For more than a quarter century, as Americans have suffered trouble from the Muslim world’s Sunni and Shia components and as the perennial quarrel between them has intensified, the US government has taken the side of the Sunni. This has not worked out well for us. It is past time for our government to sort out our own business, and to mind it aggressively.
To understand why hopes for help from the Sunni side are forlorn, we must be clear that jihadism in general and Daesh in particular are logical outgrowths of Wahhabism, Saudi Arabia’s (and the Gulf monarchies’) official religion, about how they fit in the broader conflict between Sunni and Shia, as well as about how the US occupation of Iraq exposed America to the vagaries of intra-Muslim conflicts.
I have believed this for some time and am happy to see him agree with me. I spent an evening listening to him talk about our foreign policy and how the War on Terror became a war on Americans.

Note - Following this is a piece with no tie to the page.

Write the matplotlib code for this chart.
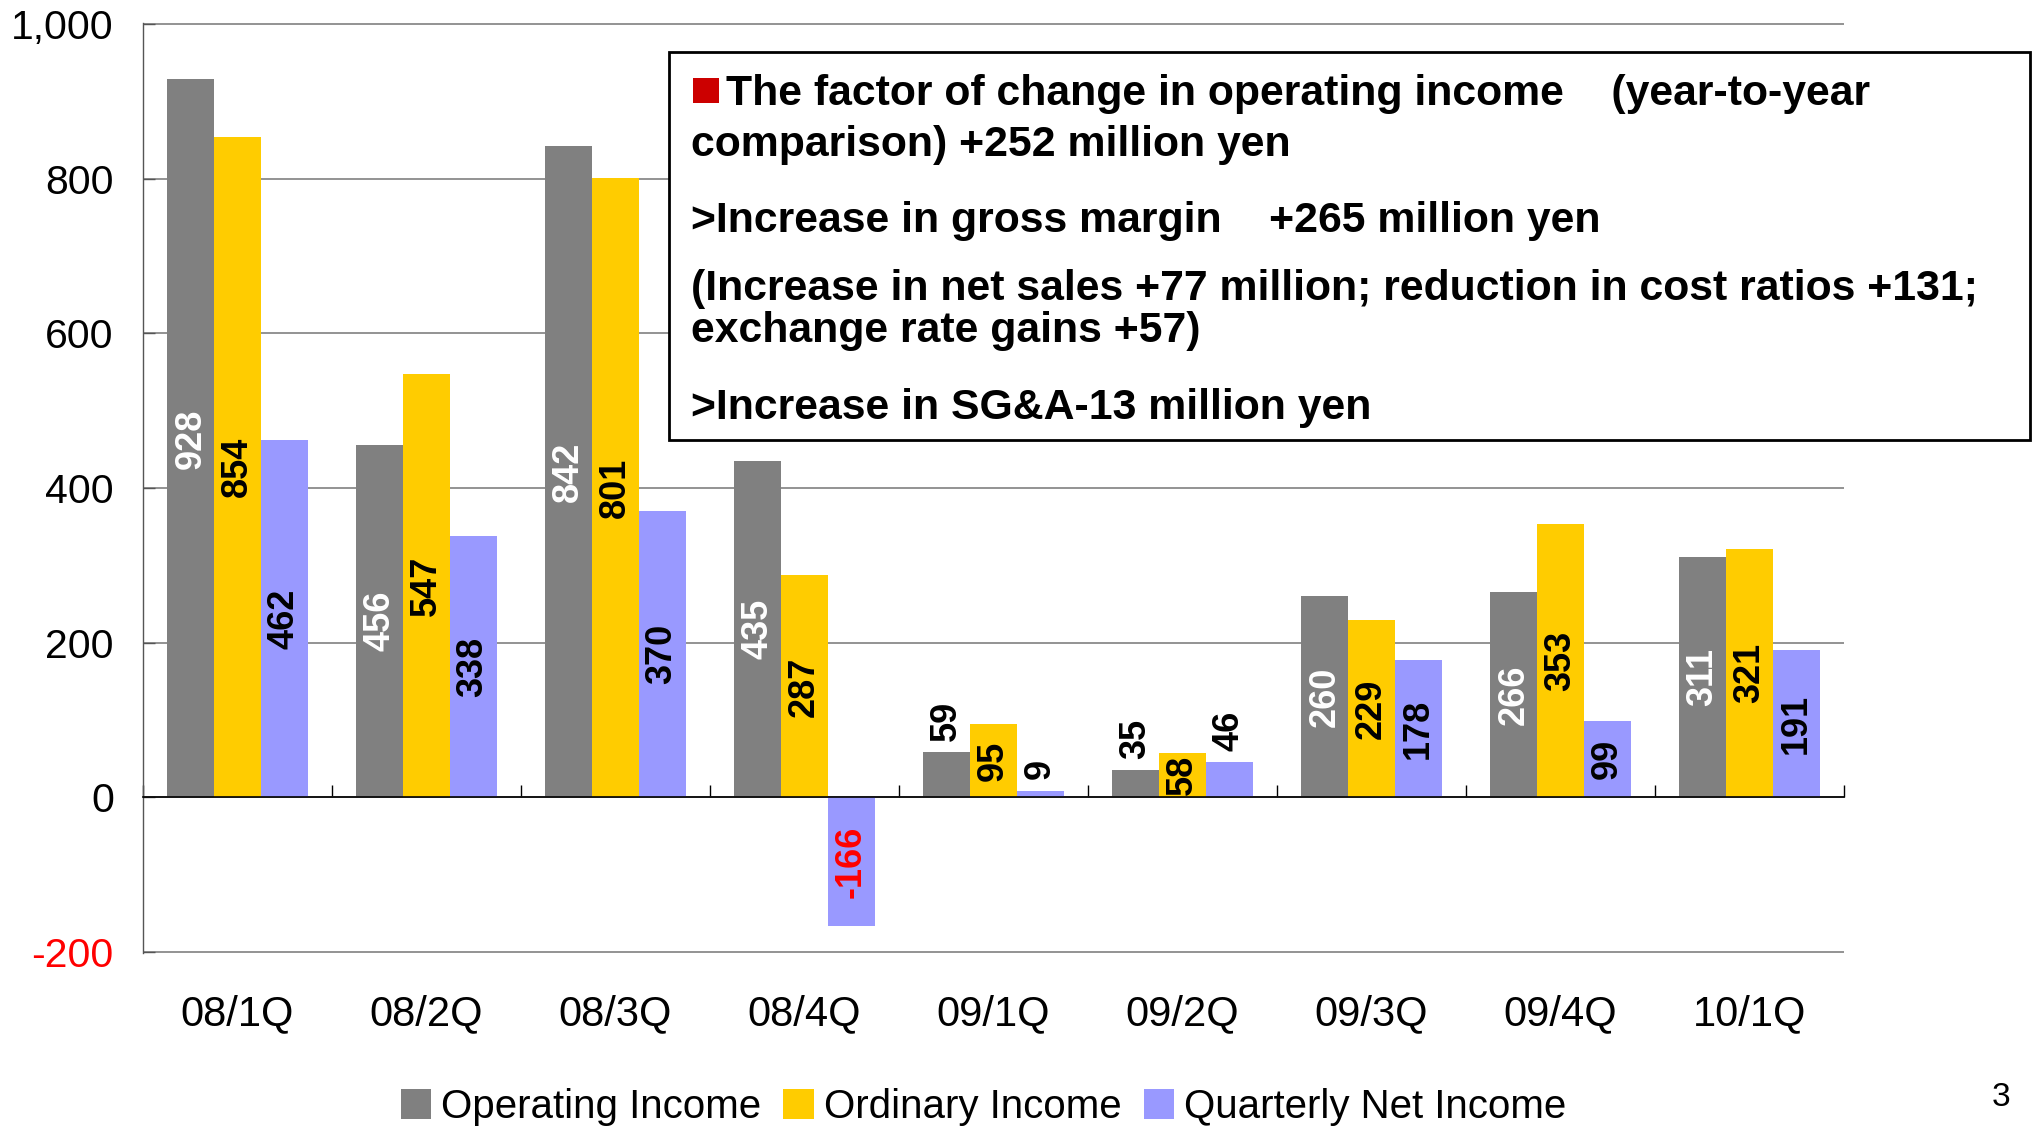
import numpy as np
import matplotlib
matplotlib.use('Agg')
import matplotlib.pyplot as plt
from matplotlib.patches import Rectangle, Patch

plt.rcParams['font.family'] = ['Liberation Sans', 'DejaVu Sans']

# data (million yen)
quarters = ['08/1Q', '08/2Q', '08/3Q', '08/4Q', '09/1Q', '09/2Q', '09/3Q', '09/4Q', '10/1Q']
operating = [928, 456, 842, 435, 59, 35, 260, 266, 311]
ordinary = [854, 547, 801, 287, 95, 58, 229, 353, 321]
net_income = [462, 338, 370, -166, 9, 46, 178, 99, 191]
series_names = ['Operating Income', 'Ordinary Income', 'Quarterly Net Income']
y_ticks = [-200, 0, 200, 400, 600, 800, 1000]
y_tick_labels = ['-200', '0', '200', '400', '600', '800', '1,000']

note_lines = [
    'The factor of change in operating income    (year-to-year',
    'comparison) +252 million yen',
    '>Increase in gross margin    +265 million yen',
    '(Increase in net sales +77 million; reduction in cost ratios +131;',
    'exchange rate gains +57)',
    '>Increase in SG&A-13 million yen',
]

colors = ['#808080', '#FFCC00', '#9999FF']
label_colors = ['white', 'black', 'black']
# labels drawn above the bar instead of inside
outside = {(4, 0), (4, 2), (5, 0), (5, 2)}

W, H = 2032, 1126
fig = plt.figure(figsize=(W / 100, H / 100), dpi=100)
ax = fig.add_axes([143 / W, 1 - 953 / H, (1844 - 143) / W, (953 - 23) / H])

x = np.arange(len(quarters))
bw = 0.247
all_series = [operating, ordinary, net_income]
for s, vals in enumerate(all_series):
    xs = x + (s - 1) * bw
    ax.bar(xs, vals, width=bw, color=colors[s], zorder=2)
    for i, v in enumerate(vals):
        col = label_colors[s]
        if v < 0:
            col = 'red'
        if (i, s) in outside:
            ax.annotate(str(v), (xs[i], v), xytext=(0, 8), textcoords='offset points',
                        rotation=90, ha='center', va='bottom', fontsize=26,
                        fontweight='bold', color='black', zorder=3)
        else:
            ax.text(xs[i], v / 2, str(v), rotation=90, ha='center', va='center',
                    fontsize=26, fontweight='bold', color=col, zorder=3)

ax.set_xlim(-0.5, len(quarters) - 0.5)
ax.set_ylim(-201, 1001)
ax.set_yticks(y_ticks)
ax.set_yticklabels(y_tick_labels)
ax.get_yticklabels()[0].set_color('red')
ax.yaxis.grid(True, color='#808080', lw=1.2, zorder=0)
ax.set_axisbelow(True)

ax.spines['top'].set_visible(False)
ax.spines['right'].set_visible(False)
ax.spines['bottom'].set_position(('data', 0))
ax.spines['bottom'].set_color('black')
ax.spines['bottom'].set_linewidth(1.2)
ax.spines['bottom'].set_zorder(4)
ax.spines['left'].set_color('#555555')
ax.spines['left'].set_linewidth(1.0)

ax.set_xticks(x)
ax.set_xticklabels(quarters)
ax.set_xticks(np.arange(-0.5, len(quarters), 1), minor=True)
ax.tick_params(axis='x', which='major', length=0, pad=142, labelsize=30)
ax.tick_params(axis='x', which='minor', direction='in', length=8.5, width=1, color='black')
ax.tick_params(axis='y', direction='in', length=8.5, width=1, color='#555555', pad=21, labelsize=29.5)

handles = [Patch(facecolor=c) for c in colors]
fig.legend(handles, series_names, loc='center', bbox_to_anchor=(0.484, 0.017), ncol=3,
           frameon=False, prop={'size': 29}, handlelength=0.75, handleheight=0.75,
           handletextpad=0.25, columnspacing=0.55)

# annotation box
fig.add_artist(Rectangle((669 / W, 1 - 440 / H), (2030 - 669) / W, (440 - 52) / H,
                         transform=fig.transFigure, fc='white', ec='black', lw=2, zorder=2))
fig.add_artist(Rectangle((693 / W, 1 - 103 / H), 26 / W, 25 / H,
                         transform=fig.transFigure, fc='#CC0000', ec='none', zorder=3))
note_pos = [(726, 105), (691, 156), (691, 232), (691, 300), (691, 342), (691, 419)]
for (px, py), line in zip(note_pos, note_lines):
    fig.text(px / W, 1 - py / H, line, va='baseline', ha='left', fontsize=30.8,
             fontweight='bold', zorder=4)

fig.text(2001 / W, 1 - 1097 / H, '3', ha='center', va='center', fontsize=24)

fig.savefig('out.png', dpi=100)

The U.S. government does not understand how to combat international terrorism or respond to its threats. In an exclusive interview with Ginni Thomas of The Daily Caller, Codevilla highlighted the failure of both administrations to understand the enemy, explaining that it makes national security decisions based on a flawed paradigm.
“After 9/11, the U.S. government instituted a system of homeland security based on the proposition that any American is as likely as anyone in the world to commit terrorist acts — and that therefore, all Americans must be screened and presumed to be terrorists until the screening clears them,” Codevilla said.
Certainly, the government has been engaged in a faux security system with the TSA that pretends it will stop an airline hijacking or bomb threat, while allowing 90% of false bombs and guns to escape surveillance.
“These people who attacked us had reasons, which are widely supported — in fact, vigorously promoted by the regimes from which they came,” Codevilla said. “The Saudi regime, which we count as an ally, does in fact harbor the most virulent strain of Islam, the Wahhabism. This movement inspired most of the hijackers in 9/11. The others, some of the leaders, were inspired by the Muslim Brotherhood of Egypt, which the Obama administration has been courting and favoring.”
Rather than confronting the movement of Islamic radicalization, Codevilla says that both Barack Obama and George W. Bush blamed acts of terrorism on the perpetrators themselves, instead of viewing them as the incarnations of a murderously ideological movement.